Among the online security solutions most frequently rated as very effective in fighting this type of fraud is pattern matching (59 percent), a technique used by Guardian Analytics, a systems security firm in Mountain View, Calif., to spot and flag atypical activities relative to a customer’s behavior. The company’s software analyzes not just transaction data, but also the full scope of the account and any deviation in past transaction patterns—such as the amount of a transaction; how, when and where a customer logs in to an account; the order and the pace at which a transaction is performed; and the type of payment and even payees assigned to a particular payment, explains Tiffany Riley, Guardian Analytics’ vice president of marketing.
Technology is only as effective as the latest malware fix and the knowledge of those put in charge of implementing it, the regulations also emphasize the importance of testing the adequacy of risk management procedures. It’s up to a bank to contact its third-party provider and inquire about its fraud prevention measures and available account protection options. It’s also the responsibility of the bank to educate its online banking customers, particularly those that perform high-risk transactions, about the fraud environment and how those customers can mitigate their exposure.

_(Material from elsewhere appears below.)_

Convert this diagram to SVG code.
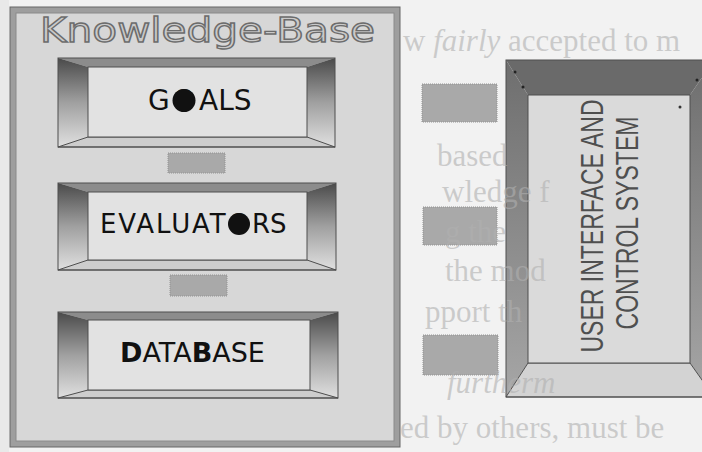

While community banks are experiencing fewer fraud losses from business accounts than from their retail consumer accounts, corporate account takeover was strongly associated with the highest fraud losses at community banks. Compared with all other community banks, the community banks experiencing fraud losses in excess of $10,000 were much more likely to have experienced either business ID theft (61 percent versus 11 percent) or a compromised online business account password (39 percent versus 4 percent), according to the 2012 ICBA Community Bank Technology Survey.
The issue of employing robust multifactor security systems is no longer just a matter of compliance. Court rulings are now increasingly creating significantly more legal responsibility for banks over how they protect their customers and their money.